• _Challenge_
Write out the data again exactly, skipping every picture.

• _Data_
++++++
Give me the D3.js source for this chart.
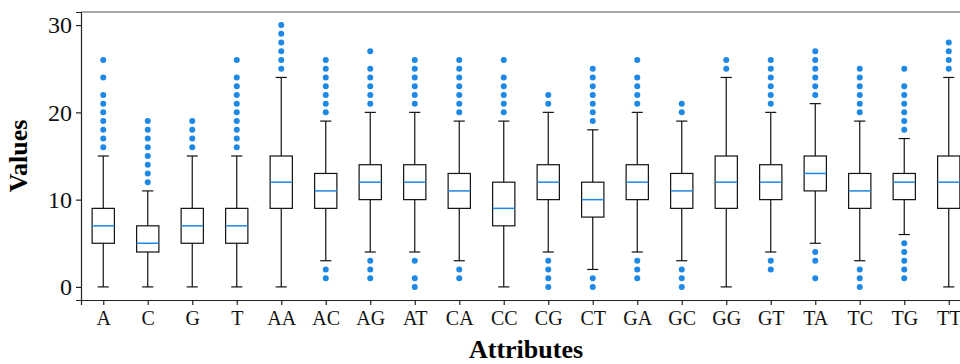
<!DOCTYPE html>
<html>
<head>
<meta charset="utf-8">
<script src="https://cdn.jsdelivr.net/npm/d3@7"></script>
<style>
  body { margin: 0; background: #fff; }
  svg { display: block; }
  .tick text { font-family: "Liberation Serif", serif; fill: #111; }
</style>
</head>
<body>
<svg width="960" height="364"></svg>
<script>
const categories = ["A", "C", "G", "T", "AA", "AC", "AG", "AT", "CA", "CC",
                    "CG", "CT", "GA", "GC", "GG", "GT", "TA", "TC", "TG", "TT"];
const whiskerLow  = [0, 0, 0, 0, 0, 3, 4, 4, 3, 0, 4, 2, 4, 3, 0, 4, 5, 3, 6, 0];
const q1          = [5, 4, 5, 5, 9, 9, 10, 10, 9, 7, 10, 8, 10, 9, 9, 10, 11, 9, 10, 9];
const medians     = [7, 5, 7, 7, 12, 11, 12, 12, 11, 9, 12, 10, 12, 11, 12, 12, 13, 11, 12, 12];
const q3          = [9, 7, 9, 9, 15, 13, 14, 14, 13, 12, 14, 12, 14, 13, 15, 14, 15, 13, 13, 15];
const whiskerHigh = [15, 11, 15, 15, 24, 19, 20, 20, 19, 19, 20, 18, 20, 19, 24, 20, 21, 19, 17, 24];
const outliers = [
  [16, 17, 18, 19, 20, 21, 22, 24, 26],
  [12, 13, 14, 15, 16, 17, 18, 19],
  [16, 17, 18, 19],
  [16, 17, 18, 19, 20, 21, 22, 23, 24, 26],
  [25, 26, 27, 28, 29, 30],
  [1, 2, 20, 21, 22, 23, 24, 25, 26],
  [1, 2, 3, 21, 22, 23, 24, 25, 27],
  [0, 1, 3, 21, 22, 23, 24, 25, 26],
  [1, 2, 20, 21, 22, 23, 24, 25, 26],
  [20, 21, 22, 23, 24, 26],
  [0, 1, 2, 3, 21, 22],
  [0, 1, 19, 20, 21, 22, 23, 24, 25],
  [1, 2, 3, 21, 22, 23, 24, 26],
  [0, 1, 2, 20, 21],
  [25, 26],
  [2, 3, 21, 22, 23, 24, 25, 26],
  [1, 3, 4, 22, 23, 24, 25, 26, 27],
  [0, 1, 2, 20, 21, 22, 23, 24, 25],
  [1, 2, 3, 4, 5, 18, 19, 20, 21, 22, 23, 25],
  [25, 26, 27, 28]
];
const yTicks = [0, 10, 20, 30];

const svg = d3.select("svg");
const plotLeft = 81, plotTop = 12, plotBottom = 300;
const unit = 44.5;
const blue = "#1e88e5";

const x = d3.scaleLinear().domain([0.5, categories.length + 0.5])
  .range([plotLeft, plotLeft + unit * categories.length]);
const y = d3.scaleLinear().domain([-1.5, 31.5]).range([plotBottom, plotTop]);

const boxes = categories.map((c, i) => ({
  name: c, pos: i + 1,
  lo: whiskerLow[i], q1: q1[i], med: medians[i], q3: q3[i], hi: whiskerHigh[i],
  out: outliers[i]
}));

const boxW = 0.5, capW = 0.25;

const g = svg.selectAll("g.box")
  .data(boxes)
  .enter()
  .append("g")
  .attr("class", "box");

// whiskers
g.append("line")
  .attr("x1", d => x(d.pos)).attr("x2", d => x(d.pos))
  .attr("y1", d => y(d.q3)).attr("y2", d => y(d.hi))
  .attr("stroke", "#111").attr("stroke-width", 1.2);
g.append("line")
  .attr("x1", d => x(d.pos)).attr("x2", d => x(d.pos))
  .attr("y1", d => y(d.q1)).attr("y2", d => y(d.lo))
  .attr("stroke", "#111").attr("stroke-width", 1.2);

// caps
g.append("line")
  .attr("x1", d => x(d.pos - capW / 2)).attr("x2", d => x(d.pos + capW / 2))
  .attr("y1", d => y(d.hi)).attr("y2", d => y(d.hi))
  .attr("stroke", "#111").attr("stroke-width", 1.2);
g.append("line")
  .attr("x1", d => x(d.pos - capW / 2)).attr("x2", d => x(d.pos + capW / 2))
  .attr("y1", d => y(d.lo)).attr("y2", d => y(d.lo))
  .attr("stroke", "#111").attr("stroke-width", 1.2);

// box
g.append("rect")
  .attr("x", d => x(d.pos - boxW / 2))
  .attr("width", d => x(d.pos + boxW / 2) - x(d.pos - boxW / 2))
  .attr("y", d => y(d.q3))
  .attr("height", d => y(d.q1) - y(d.q3))
  .attr("fill", "none")
  .attr("stroke", "#111").attr("stroke-width", 1.2);

// median
g.append("line")
  .attr("x1", d => x(d.pos - boxW / 2)).attr("x2", d => x(d.pos + boxW / 2))
  .attr("y1", d => y(d.med)).attr("y2", d => y(d.med))
  .attr("stroke", blue).attr("stroke-width", 1.5);

// outliers
g.selectAll("circle")
  .data(d => d.out.map(v => ({ pos: d.pos, v: v })))
  .enter()
  .append("circle")
  .attr("cx", d => x(d.pos))
  .attr("cy", d => y(d.v))
  .attr("r", 3)
  .attr("fill", blue);

// axes
const yAxis = svg.append("g")
  .attr("transform", `translate(${plotLeft},0)`)
  .call(d3.axisLeft(y).tickValues(yTicks).tickSize(5).tickPadding(4));
yAxis.selectAll("text").style("font-size", "24px");

const xAxis = svg.append("g")
  .attr("transform", `translate(0,${plotBottom})`)
  .call(d3.axisBottom(x).tickValues(boxes.map(d => d.pos))
    .tickFormat((d, i) => categories[i]).tickSize(5).tickPadding(6));
xAxis.selectAll("text").style("font-size", "20px");

[yAxis, xAxis].forEach(a => {
  a.select(".domain").attr("stroke", "#222").attr("stroke-width", 1.2);
  a.selectAll(".tick line").attr("stroke", "#222").attr("stroke-width", 1.2);
});

// top spine
svg.append("line")
  .attr("x1", plotLeft).attr("x2", x(categories.length + 0.5))
  .attr("y1", plotTop).attr("y2", plotTop)
  .attr("stroke", "#555").attr("stroke-width", 1.2);

// labels
svg.append("text")
  .attr("transform", `translate(27,${(plotTop + plotBottom) / 2}) rotate(-90)`)
  .attr("text-anchor", "middle")
  .style("font-family", "Liberation Serif, serif")
  .style("font-weight", "bold")
  .style("font-size", "26px")
  .text("Values");

svg.append("text")
  .attr("x", (x.range()[0] + x.range()[1]) / 2)
  .attr("y", 358)
  .attr("text-anchor", "middle")
  .style("font-family", "Liberation Serif, serif")
  .style("font-weight", "bold")
  .style("font-size", "26px")
  .text("Attributes");
</script>
</body>
</html>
++++++
• _Final result_
Give me the D3.js source for this chart.
<!DOCTYPE html>
<html>
<head>
<meta charset="utf-8">
<script src="https://cdn.jsdelivr.net/npm/d3@7"></script>
<style>
  body { margin: 0; background: #fff; }
  svg { display: block; }
  .tick text { font-family: "Liberation Serif", serif; fill: #111; }
</style>
</head>
<body>
<svg width="960" height="364"></svg>
<script>
const categories = ["A", "C", "G", "T", "AA", "AC", "AG", "AT", "CA", "CC",
                    "CG", "CT", "GA", "GC", "GG", "GT", "TA", "TC", "TG", "TT"];
const whiskerLow  = [0, 0, 0, 0, 0, 3, 4, 4, 3, 0, 4, 2, 4, 3, 0, 4, 5, 3, 6, 0];
const q1          = [5, 4, 5, 5, 9, 9, 10, 10, 9, 7, 10, 8, 10, 9, 9, 10, 11, 9, 10, 9];
const medians     = [7, 5, 7, 7, 12, 11, 12, 12, 11, 9, 12, 10, 12, 11, 12, 12, 13, 11, 12, 12];
const q3          = [9, 7, 9, 9, 15, 13, 14, 14, 13, 12, 14, 12, 14, 13, 15, 14, 15, 13, 13, 15];
const whiskerHigh = [15, 11, 15, 15, 24, 19, 20, 20, 19, 19, 20, 18, 20, 19, 24, 20, 21, 19, 17, 24];
const outliers = [
  [16, 17, 18, 19, 20, 21, 22, 24, 26],
  [12, 13, 14, 15, 16, 17, 18, 19],
  [16, 17, 18, 19],
  [16, 17, 18, 19, 20, 21, 22, 23, 24, 26],
  [25, 26, 27, 28, 29, 30],
  [1, 2, 20, 21, 22, 23, 24, 25, 26],
  [1, 2, 3, 21, 22, 23, 24, 25, 27],
  [0, 1, 3, 21, 22, 23, 24, 25, 26],
  [1, 2, 20, 21, 22, 23, 24, 25, 26],
  [20, 21, 22, 23, 24, 26],
  [0, 1, 2, 3, 21, 22],
  [0, 1, 19, 20, 21, 22, 23, 24, 25],
  [1, 2, 3, 21, 22, 23, 24, 26],
  [0, 1, 2, 20, 21],
  [25, 26],
  [2, 3, 21, 22, 23, 24, 25, 26],
  [1, 3, 4, 22, 23, 24, 25, 26, 27],
  [0, 1, 2, 20, 21, 22, 23, 24, 25],
  [1, 2, 3, 4, 5, 18, 19, 20, 21, 22, 23, 25],
  [25, 26, 27, 28]
];
const yTicks = [0, 10, 20, 30];

const svg = d3.select("svg");
const plotLeft = 81, plotTop = 12, plotBottom = 300;
const unit = 44.5;
const blue = "#1e88e5";

const x = d3.scaleLinear().domain([0.5, categories.length + 0.5])
  .range([plotLeft, plotLeft + unit * categories.length]);
const y = d3.scaleLinear().domain([-1.5, 31.5]).range([plotBottom, plotTop]);

const boxes = categories.map((c, i) => ({
  name: c, pos: i + 1,
  lo: whiskerLow[i], q1: q1[i], med: medians[i], q3: q3[i], hi: whiskerHigh[i],
  out: outliers[i]
}));

const boxW = 0.5, capW = 0.25;

const g = svg.selectAll("g.box")
  .data(boxes)
  .enter()
  .append("g")
  .attr("class", "box");

// whiskers
g.append("line")
  .attr("x1", d => x(d.pos)).attr("x2", d => x(d.pos))
  .attr("y1", d => y(d.q3)).attr("y2", d => y(d.hi))
  .attr("stroke", "#111").attr("stroke-width", 1.2);
g.append("line")
  .attr("x1", d => x(d.pos)).attr("x2", d => x(d.pos))
  .attr("y1", d => y(d.q1)).attr("y2", d => y(d.lo))
  .attr("stroke", "#111").attr("stroke-width", 1.2);

// caps
g.append("line")
  .attr("x1", d => x(d.pos - capW / 2)).attr("x2", d => x(d.pos + capW / 2))
  .attr("y1", d => y(d.hi)).attr("y2", d => y(d.hi))
  .attr("stroke", "#111").attr("stroke-width", 1.2);
g.append("line")
  .attr("x1", d => x(d.pos - capW / 2)).attr("x2", d => x(d.pos + capW / 2))
  .attr("y1", d => y(d.lo)).attr("y2", d => y(d.lo))
  .attr("stroke", "#111").attr("stroke-width", 1.2);

// box
g.append("rect")
  .attr("x", d => x(d.pos - boxW / 2))
  .attr("width", d => x(d.pos + boxW / 2) - x(d.pos - boxW / 2))
  .attr("y", d => y(d.q3))
  .attr("height", d => y(d.q1) - y(d.q3))
  .attr("fill", "none")
  .attr("stroke", "#111").attr("stroke-width", 1.2);

// median
g.append("line")
  .attr("x1", d => x(d.pos - boxW / 2)).attr("x2", d => x(d.pos + boxW / 2))
  .attr("y1", d => y(d.med)).attr("y2", d => y(d.med))
  .attr("stroke", blue).attr("stroke-width", 1.5);

// outliers
g.selectAll("circle")
  .data(d => d.out.map(v => ({ pos: d.pos, v: v })))
  .enter()
  .append("circle")
  .attr("cx", d => x(d.pos))
  .attr("cy", d => y(d.v))
  .attr("r", 3)
  .attr("fill", blue);

// axes
const yAxis = svg.append("g")
  .attr("transform", `translate(${plotLeft},0)`)
  .call(d3.axisLeft(y).tickValues(yTicks).tickSize(5).tickPadding(4));
yAxis.selectAll("text").style("font-size", "24px");

const xAxis = svg.append("g")
  .attr("transform", `translate(0,${plotBottom})`)
  .call(d3.axisBottom(x).tickValues(boxes.map(d => d.pos))
    .tickFormat((d, i) => categories[i]).tickSize(5).tickPadding(6));
xAxis.selectAll("text").style("font-size", "20px");

[yAxis, xAxis].forEach(a => {
  a.select(".domain").attr("stroke", "#222").attr("stroke-width", 1.2);
  a.selectAll(".tick line").attr("stroke", "#222").attr("stroke-width", 1.2);
});

// top spine
svg.append("line")
  .attr("x1", plotLeft).attr("x2", x(categories.length + 0.5))
  .attr("y1", plotTop).attr("y2", plotTop)
  .attr("stroke", "#555").attr("stroke-width", 1.2);

// labels
svg.append("text")
  .attr("transform", `translate(27,${(plotTop + plotBottom) / 2}) rotate(-90)`)
  .attr("text-anchor", "middle")
  .style("font-family", "Liberation Serif, serif")
  .style("font-weight", "bold")
  .style("font-size", "26px")
  .text("Values");

svg.append("text")
  .attr("x", (x.range()[0] + x.range()[1]) / 2)
  .attr("y", 358)
  .attr("text-anchor", "middle")
  .style("font-family", "Liberation Serif, serif")
  .style("font-weight", "bold")
  .style("font-size", "26px")
  .text("Attributes");
</script>
</body>
</html>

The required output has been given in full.